My overall problem is two-fold:
- Once my model completes all three chains successfully (per the console output), for which I’ve been saving CSVs in a specified directory throughout the simulation, I receive two errors:
- “grep: write error: No space left on device” (x3 - it seems this is for each chain?)
- “Error: All variables in all chains must have the same length.”
- Since I’m unable to perform the planned diagnostics on the model object due to the above, I created another R script to recreate the CmdStanMCMC object from the 3 CSVs (one for each chain of the model), then transform that object into an mcmc.list so I can use with the MCMCvis package. But I get the same errors as above (but this time, the grep error happens six times instead of 3).

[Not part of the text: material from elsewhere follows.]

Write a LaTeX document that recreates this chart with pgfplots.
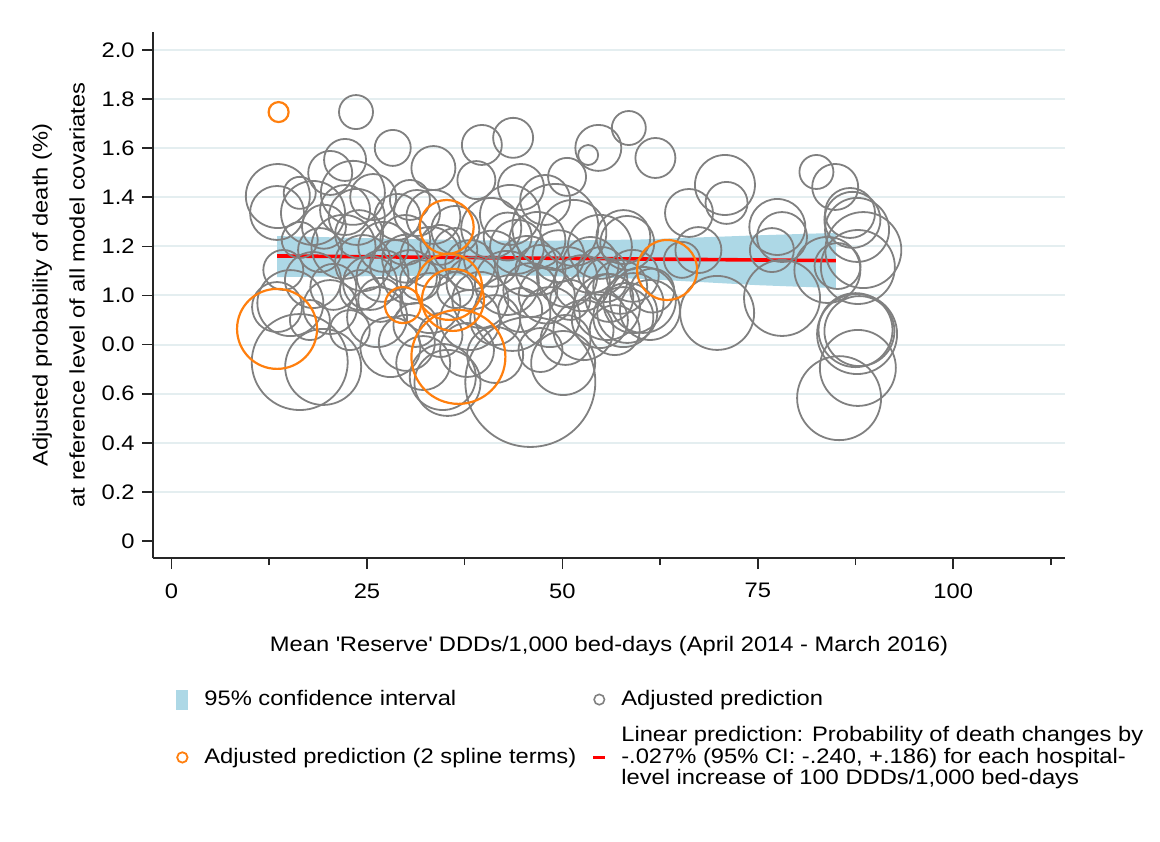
\documentclass[border=0pt]{standalone}
\usepackage{fontspec}
\setmainfont{Liberation Sans}[FakeStretch=1.13]
\usepackage{pgfplots}
\usepackage{pgfplotstable}
\pgfplotsset{compat=1.18}

\definecolor{circgray}{RGB}{128,128,128}
\definecolor{splorange}{RGB}{255,127,14}
\definecolor{ciblue}{RGB}{173,216,230}
\definecolor{gridc}{RGB}{228,238,240}
\definecolor{linred}{RGB}{255,0,0}

% hospital-level adjusted predictions: x, y, circle radius (pt)
\pgfplotstableread{
x y r
23.6 1.747 8.5
28.3 1.601 9
22.2 1.552 10.5
33.5 1.519 11
39.7 1.613 10
43.7 1.642 10
39.0 1.470 9.5
44.7 1.442 11.5
50.6 1.483 9.5
54.6 1.601 11.5
53.3 1.572 5
58.5 1.682 8.5
61.9 1.560 10
13.6 1.405 16
13.5 1.336 13.5
16.4 1.418 8
20.3 1.499 11
18.1 1.336 16
23.2 1.418 16
25.8 1.401 11.5
22.2 1.348 12.5
28.9 1.320 11.5
31.4 1.336 11.5
30.5 1.389 10
23.7 1.320 14
14.3 1.104 10
15.2 0.969 16.5
18.1 1.063 14
20.3 0.953 13.5
16.4 0.729 24
19.4 0.709 19
24.5 1.132 14
22.0 1.198 16
27.1 1.198 12.5
25.4 1.051 13.5
26.3 0.912 15
28.0 0.790 15
30.1 0.807 14
30.5 1.075 13.5
33.1 1.157 15
33.5 1.320 13.5
34.7 0.668 16.5
32.2 0.725 13.5
33.1 0.969 15
13.5 0.953 12.5
20.7 1.035 11.5
40.9 1.275 15
44.2 1.198 13.5
46.8 1.226 14
51.4 1.255 16.5
49.1 1.279 21.5
54.8 1.198 16
58.3 1.214 13.5
42.9 1.051 16
45.9 1.022 13.5
50.6 1.075 15
48.4 0.912 15
43.6 0.929 19
52.7 0.859 15
57.8 0.912 15
59.1 0.969 15
55.7 0.953 16.5
50.1 0.725 16
45.9 0.648 32.5
35.3 0.644 16.5
37.8 0.778 13.5
60.3 0.982 16.5
61.2 0.941 15
58.3 0.929 15
57.4 1.035 13.5
57.8 1.238 13.5
70.8 1.450 15
71.0 1.377 10.5
66.2 1.336 12
67.4 1.185 11.5
65.3 1.145 9
69.8 0.929 18.5
77.5 1.279 14
78.1 1.238 12.5
76.8 1.185 11
78.1 0.990 19
82.5 1.503 8.5
84.9 1.442 11.5
87.1 1.308 14
87.7 1.267 16
88.5 1.185 19
87.8 1.116 18.5
83.9 1.104 16.5
85.2 1.120 11.5
87.5 0.859 18.5
87.7 0.843 20
88.0 0.855 17.5
87.8 0.705 19
85.4 0.582 21
86.8 1.336 12.5
38.2 1.124 12.5
36.3 1.185 11
39.5 0.982 14
41.4 0.900 12.5
38.2 0.900 15
47.2 1.104 12.5
53.6 1.124 14
55.5 1.063 11
51.0 0.982 10
44.6 0.941 11
28.6 1.124 12.5
31.8 1.063 10
36.3 1.022 9
34.4 0.839 11
22.8 0.859 10
36.3 1.267 12
43.3 1.328 15
47.8 1.389 12.5
34.4 1.206 10
29.9 1.226 12.5
19.0 1.185 11
16.4 1.226 9
24.1 1.022 10
17.7 0.900 10
54.8 0.900 14
56.7 0.859 12.5
50.4 0.819 12.5
47.2 0.778 11
41.4 0.758 14
31.2 0.880 11
26.7 0.982 11
41.0 1.150 14
45.5 1.120 15
49.5 1.160 13
52.5 1.050 14
55.0 1.100 12
59.0 1.080 13
38.5 1.050 13
30.0 1.150 12
27.0 1.080 13
24.0 1.250 12
19.5 1.280 11
43.0 1.240 12
56.0 0.990 12
61.5 1.020 11
48.0 1.000 14
}\graydata

% adjusted prediction with 2 spline terms
\pgfplotstableread{
x y r
13.7 1.747 5
13.5 0.864 20
35.2 1.279 13.5
29.6 0.961 9
35.5 1.035 16.5
36.0 0.982 15.5
36.7 0.750 23.5
63.4 1.104 15
}\splinedata

\begin{document}
\fontsize{10.5}{10.75}\selectfont
\begin{tikzpicture}
\useasboundingbox (0,0) rectangle (580pt,420.5pt);
\begin{axis}[
  at={(76.5pt,141.5pt)}, anchor=south west,
  scale only axis, width=456pt, height=263pt,
  xmin=-2.37, xmax=114.3, ymin=-0.069, ymax=2.073,
  axis x line*=bottom, axis y line*=left,
  axis line style={-, line width=0.9pt, black!85},
  tick align=outside,
  major tick length=5.5pt, minor tick length=3.5pt,
  tick style={black!85, line width=0.8pt},
  xtick={0,25,50,75,100},
  minor xtick={12.5,37.5,62.5,87.5,112.5},
  ytick={0.2,0.4,0.6,0.8,1.0,1.2,1.4,1.6,1.8,2.0},
  yticklabels={0.2,0.4,0.6,0.0,1.0,1.2,1.4,1.6,1.8,2.0},
  extra y ticks={0}, extra y tick labels={0},
  extra y tick style={grid=none},
  ymajorgrids=true,
  grid style={gridc, line width=1pt},
  /pgf/number format/assume math mode=true,
  tick label style={font=\fontsize{10.5}{12}\selectfont, black},
  xticklabel style={yshift=-3.5pt},
  label style={font=\fontsize{10.5}{12}\selectfont, black},
  xlabel={Mean \textquotesingle Reserve\textquotesingle\ DDDs/1,000 bed-days (April 2014 - March 2016)},
  xlabel style={at={(axis description cs:0.5,-0.1673)}, anchor=center},
  ylabel={Adjusted probability of death (\%)\\at reference level of all model covariates},
  ylabel style={at={(axis description cs:-0.1036,0.5)}, anchor=center, align=center,
    font=\fontsize{10.5}{18.5}\selectfont},
  legend columns=2,
  legend cell align=left,
  legend style={at={(axis description cs:0.0186,-0.2433)}, anchor=north west,
    draw=none, fill=none, inner sep=0pt, row sep=5pt,
    cells={align=left},
    font=\fontsize{10.5}{10.75}\selectfont,
    /tikz/every odd column/.append style={column sep=3pt},
    /tikz/every even column/.append style={column sep=3.5pt}},
]
\addplot[fill=ciblue, draw=none,
  legend image code/.code={\path[draw=none, fill=none] (-6pt,-5pt) rectangle (6pt,5pt);
    \fill[ciblue] (-3pt,-5pt) rectangle (3pt,5pt);}]
  coordinates {(13.5,1.242) (30,1.230) (45,1.222) (60,1.228) (75,1.245) (85,1.255)
               (85,1.030) (75,1.042) (60,1.068) (45,1.082) (30,1.080) (13.5,1.075)} -- cycle;
\addplot[scatter, only marks, mark=o,
  mark options={line width=0.9pt},
  scatter/use mapped color={draw=circgray},
  visualization depends on={\thisrow{r}\as\rad},
  scatter/@pre marker code/.append style={/tikz/mark size=\rad},
  legend image code/.code={\path[draw=none, fill=none] (-6pt,-5pt) rectangle (6pt,5pt);
    \draw[circgray, line width=0.8pt] (0,0) circle (2.6pt);}]
  table[x=x, y=y] {\graydata};
\addplot[scatter, only marks, mark=o,
  mark options={line width=1.1pt},
  scatter/use mapped color={draw=splorange},
  visualization depends on={\thisrow{r}\as\rad},
  scatter/@pre marker code/.append style={/tikz/mark size=\rad},
  legend image code/.code={\path[draw=none, fill=none] (-6pt,-5pt) rectangle (6pt,5pt);
    \draw[splorange, line width=0.9pt] (0,0) circle (2.6pt);}]
  table[x=x, y=y] {\splinedata};
\addplot[linred, line width=1.8pt, no marks,
  legend image code/.code={\path[draw=none, fill=none] (-6pt,-5pt) rectangle (6pt,5pt);
    \draw[linred, line width=1.8pt] (-3pt,0) -- (3pt,0);}]
  coordinates {(13.5,1.161) (85,1.142)};
\legend{95\% confidence interval, Adjusted prediction,
  Adjusted prediction (2 spline terms),
  {Linear prediction: Probability of death changes by\\-.027\% (95\% CI: -.240, +.186) for each hospital-\\level increase of 100 DDDs/1,000 bed-days}}
\end{axis}
\end{tikzpicture}
\end{document}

After continuously receiving the “grep:write error” with all of the models I was running (re problem 1), I reached out to my university’s computing help desk. They determined the issue was likely due to tmp file overflow on the computing node and suggested doing the first two of three things:
- add two lines in your sbatch script: “export TMPDIR=/scratch/alpine/$USER/” and “export TMP=/scratch/alpine/$USER/”
- increase the number of cores in your sbatch script: “#SBATCH --ntasks=”
- command the program/code to auto-clean /tmp directory regularly.
I already included 1 and 2 in the script I created to read in the CSVs and create diagnostic plots (#2 from the original description of my problem). I increased the requested cores to 50, yet I still got the “grep” error and “all variables must have the same length”. I have no idea how to implement 3, and I’m not sure I’d even want to (unless y’all suggest that).
Currently, my biggest concern is being able to create a CmdStanMCMC object from the CSVs of the already fitted chains (for each of the ten models that have already been run). But I still have many other models I need to run, and I’d like to avoid these “grep” and “all variables must be the same length” errors when running models in the future.
Below, I’ve attached the R scripts and console output for both parts of my problem, so you can see more details (although there isn’t much else to say). I’ve included the stan file for one of these models in case that’s helpful. I’ve also included a link with the three CSVs corresponding to this specific model; please note that the zip is 1.65GB, and each file is 2.5GB. Not sure if any or all of this information will help diagnose my problem.
Model run and output:
g1_sigma-ri_xi-ri.stan (8.9 KB)
g1_NUTS_sampling.R (3.0 KB)
g1_og_sigma-ri_xi-ri_894542.txt (10.4 KB)
zip_of_csvs
Diagnostic plot script and output:
g1_dx_plots.R (2.1 KB)
g1_dxplots_og_sigma-ri_xi-ri_925896.txt (1.2 KB)
Thank you in advance for your help and for taking the time to read this! I really appreciate it.
Liz (she/her)